Consider the field of statistics. An analyst models crop yield based on temperature and rainfall, but makes a crucial mistake: they assume the effects are purely additive, ignoring that extreme heat combined with low rainfall might be synergistically worse than either factor alone. When they plot the errors—the difference between their flawed model and the real data—the errors are not random noise. The surface of their expected error, plotted against temperature and rainfall, takes on the distinct shape of a hyperbolic paraboloid. The saddle shape is a ghost in the machine, a visual fingerprint of the missing interaction term ($z = \beta_{3}TR$). The geometry reveals the flaw in the logic.

Even more profoundly, this shape appears at the heart of chaos. The Lorenz system is a famous set of equations that models atmospheric convection and gives rise to the iconic "butterfly attractor," a symbol of chaotic, unpredictable behavior. In the abstract three-dimensional "phase space" of this system, we can ask: where does the vertical air motion momentarily stop? The set of all such points forms a surface called a nullcline. This surface, which plays a fundamental role in organizing the entire chaotic flow, is a perfect hyperbolic paraboloid ($z = \frac{1}{\beta}xy$).
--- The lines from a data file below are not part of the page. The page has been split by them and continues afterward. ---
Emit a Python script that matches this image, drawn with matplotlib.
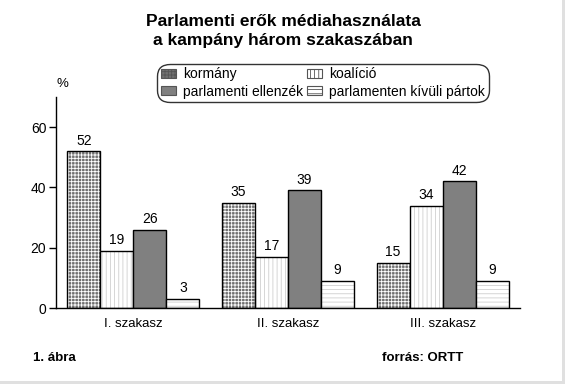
import matplotlib.pyplot as plt
import matplotlib.patches as mpatches
import numpy as np

plt.rcParams['font.family'] = ['Liberation Sans', 'DejaVu Sans']
plt.rcParams['hatch.linewidth'] = 0.6

# data
categories = ['I. szakasz', 'II. szakasz', 'III. szakasz']
series = ['kormány', 'koalíció', 'parlamenti ellenzék', 'parlamenten kívüli pártok']
kormany = [52, 35, 15]
koalicio = [19, 17, 34]
ellenzek = [26, 39, 42]
kivuli = [3, 9, 9]
values = [kormany, koalicio, ellenzek, kivuli]

# styles: facecolor, hatch colour, hatch
styles = [('#707070', 'white', '+++++'),
          ('white', '#cfcfcf', '||||'),
          ('#808080', '#808080', None),
          ('white', '#cfcfcf', '----')]

fig = plt.figure(figsize=(5.65, 3.84), dpi=100)
ax = fig.add_axes([56/565, 1-308/384, (520-56)/565, (308-97)/384])

x = np.arange(len(categories)) + 0.5
w = 33/154.7
handles = []
for i, (vals, (fc, hc, h)) in enumerate(zip(values, styles)):
    pos = x + (i - 1.5) * w
    ax.bar(pos, vals, w, facecolor=fc, edgecolor=hc, hatch=h, linewidth=0)
    ax.bar(pos, vals, w, fill=False, edgecolor='black', linewidth=1.0)
    for px, v in zip(pos, vals):
        ax.text(px, v + 1.2, str(v), ha='center', va='bottom', fontsize=10)
    handles.append(mpatches.Patch(facecolor=fc, edgecolor='#555555', hatch=h, linewidth=0.8))

ax.set_xlim(0, 3)
ax.set_ylim(0, 70)
ax.set_yticks([0, 20, 40, 60])
ax.set_xticks(x)
ax.set_xticklabels(categories, fontsize=9.5)
ax.tick_params(axis='x', length=0, pad=7)
ax.tick_params(axis='y', length=5, width=1, labelsize=10, pad=2)
for s in ['top', 'right']:
    ax.spines[s].set_visible(False)
for s in ['left', 'bottom']:
    ax.spines[s].set_linewidth(1.0)

# legend fills column-wise, so order to get rows: kormány/koalíció, ellenzék/kívüli
order = [0, 2, 1, 3]
leg = fig.legend([handles[k] for k in order], [series[k] for k in order], ncol=2,
                 loc='center', bbox_to_anchor=(323/565, 1-83/384), fontsize=10,
                 frameon=True, fancybox=True, edgecolor='black',
                 handlelength=1.1, handleheight=0.6, handletextpad=0.5,
                 columnspacing=0.3, labelspacing=0.25, borderpad=0.25,
                 borderaxespad=0)
leg.get_frame().set_linewidth(1.0)
leg.get_frame().set_boxstyle('round', pad=0, rounding_size=0.9)

fig.text(283/565, 1-31/384, 'Parlamenti erők médiahasználata\na kampány három szakaszában',
         ha='center', va='center', fontsize=12.5, fontweight='bold', linespacing=1.25)
fig.text(62/565, 1-84/384, '%', ha='center', va='center', fontsize=9.5)
fig.text(33/565, 1-358/384, '1. ábra', ha='left', va='center', fontsize=9.5, fontweight='bold')
fig.text(463/565, 1-358/384, 'forrás: ORTT', ha='right', va='center', fontsize=9.5, fontweight='bold')

# light gray border at right and bottom
fig.patches.append(mpatches.Rectangle((0, 0), 1, 3/384, transform=fig.transFigure,
                                      facecolor='#e0e0e0', edgecolor='none'))
fig.patches.append(mpatches.Rectangle((1-3/565, 0), 3/565, 1, transform=fig.transFigure,
                                      facecolor='#e0e0e0', edgecolor='none'))

fig.savefig('out.png', dpi=100)
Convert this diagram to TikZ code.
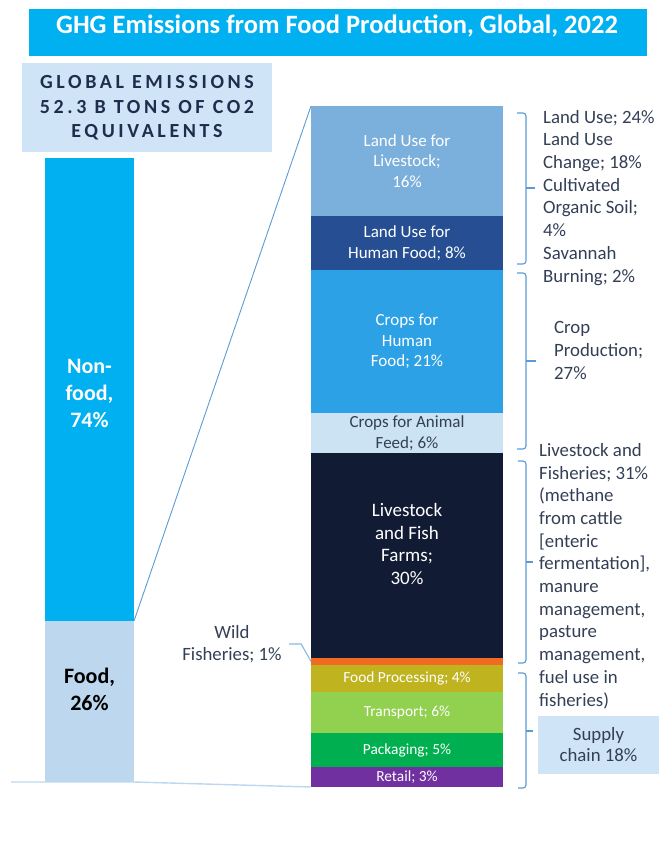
\documentclass[tikz,border=0pt]{standalone}
\usepackage{fontspec}
\setmainfont{Carlito}
\newfontfamily\spacedfont[LetterSpace=18]{Carlito}
\definecolor{titleblue}{HTML}{00B0F0}
\definecolor{boxblue}{HTML}{CFE4F7}
\definecolor{navytext}{HTML}{1F2D4D}
\definecolor{labeltext}{HTML}{333F56}
\definecolor{nonfoodcol}{HTML}{00B0F0}
\definecolor{foodcol}{HTML}{BDD7EE}
\definecolor{lulivecol}{HTML}{7BB0DC}
\definecolor{luhumancol}{HTML}{264E92}
\definecolor{crhumancol}{HTML}{2CA1E6}
\definecolor{crfeedcol}{HTML}{CCE3F3}
\definecolor{farmscol}{HTML}{111B33}
\definecolor{wildcol}{HTML}{F26A22}
\definecolor{proccol}{HTML}{BFB420}
\definecolor{transcol}{HTML}{92D050}
\definecolor{packcol}{HTML}{00B050}
\definecolor{retailcol}{HTML}{7030A0}
\definecolor{bracecol}{HTML}{5B9BD5}
\begin{document}
\begin{tikzpicture}[x=1pt,y=-1pt,
	bar/.style={minimum width=89pt, inner sep=0pt, outer sep=0pt, anchor=north west},
	seg/.style={minimum width=192pt, inner sep=0pt, outer sep=0pt, anchor=north west, align=center, text=white, font=\fontsize{17}{20.5}\selectfont},
	smallseg/.style={seg, font=\fontsize{15.4}{18}\selectfont},
	bigbold/.style={align=center, font=\bfseries\fontsize{22}{27}\selectfont},
	sidelbl/.style={anchor=base west, align=left, inner sep=0pt, text=labeltext, font=\fontsize{18.8}{22.7}\selectfont},
	brc/.style={draw=bracecol, line width=1.1pt, rounded corners=3pt},
	lead/.style={draw=bracecol!70, line width=1.1pt}]
	\useasboundingbox (0,0) rectangle (668,846);
	% title and total
	\node[fill=titleblue, minimum width=618pt, minimum height=47pt, inner sep=0pt, anchor=north west] (titlebox) at (29,9) {};
	\node[anchor=base, text=white, font=\bfseries\fontsize{26.5}{31}\selectfont] (title) at (337,33) {GHG Emissions from Food Production, Global, 2022};
	\node[fill=boxblue, minimum width=250pt, minimum height=89pt, inner sep=0pt, anchor=north west] (globalbox) at (22,63) {};
	\node[text=navytext, align=center, font=\spacedfont\bfseries\fontsize{20}{24.5}\selectfont] (globaltxt) at (147,108) {GLOBAL\hspace{8pt}EMISSIONS\\52.3 B TONS OF CO2\\EQUIVALENTS};
	% left bar
	\node[bar, fill=nonfoodcol, minimum height=463pt] (nonfood) at (45,158) {};
	\node[bar, fill=foodcol, minimum height=161pt] (food) at (45,621) {};
	\node[bigbold, text=white] (nonfoodtxt) at (89.5,393) {Non-\\food,\\74\%};
	\node[bigbold, text=black] (foodtxt) at (89.5,689) {Food,\\26\%};
	% right bar
	\node[seg, fill=lulivecol, minimum height=110pt] (lulive) at (311,106) {Land Use for\\Livestock;\\16\%};
	\node[seg, fill=luhumancol, minimum height=54pt] (luhuman) at (311,216) {Land Use for\\Human Food; 8\%};
	\node[seg, fill=crhumancol, minimum height=143pt] (crhuman) at (311,270) {Crops for\\Human\\Food; 21\%};
	\node[seg, fill=crfeedcol, minimum height=40pt, text=labeltext] (crfeed) at (311,413) {Crops for Animal\\Feed; 6\%};
	\node[seg, fill=farmscol, minimum height=205pt] (farms) at (311,453) {};
	\node[seg, anchor=center, font=\fontsize{19}{22.7}\selectfont] (farmstxt) at (407,544) {Livestock\\and Fish\\Farms;\\30\%};
	\node[seg, fill=wildcol, minimum height=7pt] (wild) at (311,658) {};
	\node[smallseg, fill=proccol, minimum height=27pt] (proc) at (311,665) {Food Processing; 4\%};
	\node[smallseg, fill=transcol, minimum height=41pt] (trans) at (311,692) {Transport; 6\%};
	\node[smallseg, fill=packcol, minimum height=34pt] (pack) at (311,733) {Packaging; 5\%};
	\node[smallseg, fill=retailcol, minimum height=20pt] (retail) at (311,767) {Retail; 3\%};
	% zoom lines
	\coordinate (axisend) at (11,782);
	\draw[bracecol, line width=0.9pt] (food.north east) -- (lulive.north west);
	\draw[foodcol, line width=1.4pt] (axisend) -- (food.south east) -- (retail.south west);
	% wild fisheries
	\node[text=labeltext, align=center, font=\fontsize{18.8}{22}\selectfont] (wildtxt) at (232,644) {Wild\\Fisheries; 1\%};
	\draw[lead] ([xshift=4pt]wildtxt.east) -- ++(12,0) -- (wild.west);
	% braces
	\draw[brc] (517,113) -| (526,264) -- (517,264);
	\draw[brc] (526,188) -- (535,188);
	\draw[brc] (517,273) -| (526,449) -- (517,449);
	\draw[brc] (526,361) -- (536,361);
	\draw[brc] (518,461) -| (526,663) -- (518,663);
	\draw[brc] (526,562) -- (533,562);
	\draw[brc] (518,673) -| (526,788) -- (518,788);
	\draw[brc] (526,731) -- (533,731);
	% side labels (placed at last baseline)
	\node[sidelbl] (landlbl) at (543,282) {Land Use; 24\%\\Land Use\\Change; 18\%\\Cultivated\\Organic Soil;\\4\%\\Savannah\\Burning; 2\%};
	\node[sidelbl] (croplbl) at (554,379) {Crop\\Production;\\27\%};
	\node[sidelbl] (livelbl) at (539,706) {Livestock and\\Fisheries; 31\%\\(methane\\from cattle\\{[}enteric\\fermentation],\\manure\\management,\\pasture\\management,\\fuel use in\\fisheries)};
	\node[fill=boxblue, minimum width=121pt, minimum height=58pt, inner sep=0pt, text=labeltext, align=center, font=\fontsize{18.8}{21}\selectfont] (supply) at (598.5,745) {Supply\\chain 18\%};
\end{tikzpicture}
\end{document}
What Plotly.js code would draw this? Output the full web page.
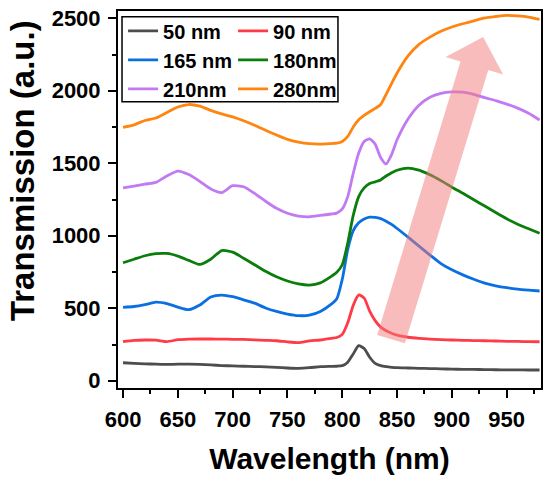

Here, in the core of a system renowned for its unpredictability, we find our simple, elegant, and perfectly predictable geometric form.

So, what is the essential truth of this surface that allows it to manifest in so many ways? The answer lies in its intrinsic curvature. Gauss's Theorema Egregium—his "Remarkable Theorem"—tells us that Gaussian curvature is an intrinsic property of a surface that cannot be changed by simply bending it without stretching. A sphere has constant positive curvature. A flat plane has zero curvature. A hyperbolic paraboloid, like the surface of a Pringles chip, has a negative Gaussian curvature everywhere. This negative value, which varies from point to point, is its unalterable identity. It is why you can never smoothly wrap a piece of a hyperbolic paraboloid onto a sphere or flatten it onto a table without it tearing or wrinkling. This inherent geometry dictates everything, from the paths of geodesics to the impossibility of certain transformations. It is this intrinsic nature that we probe with the advanced tools of mathematics, whether we are calculating line integrals over curves on its surface using Stokes' Theorem, finding points of maximum distance on its intersections with other objects, or studying how it intersects with other complex surfaces that arise as solutions to physical laws expressed as partial differential equations.

From the roof over our heads to the errors in our data and the hidden structure of chaos, the hyperbolic paraboloid is a testament to the profound unity of mathematical and scientific thought. It is a simple quadratic equation, a shape you can hold in your hand, and yet it is a form that nature seems to have written into the fabric of its many diverse phenomena. It reminds us that the quest to understand one corner of the universe often provides us with a map to navigate another.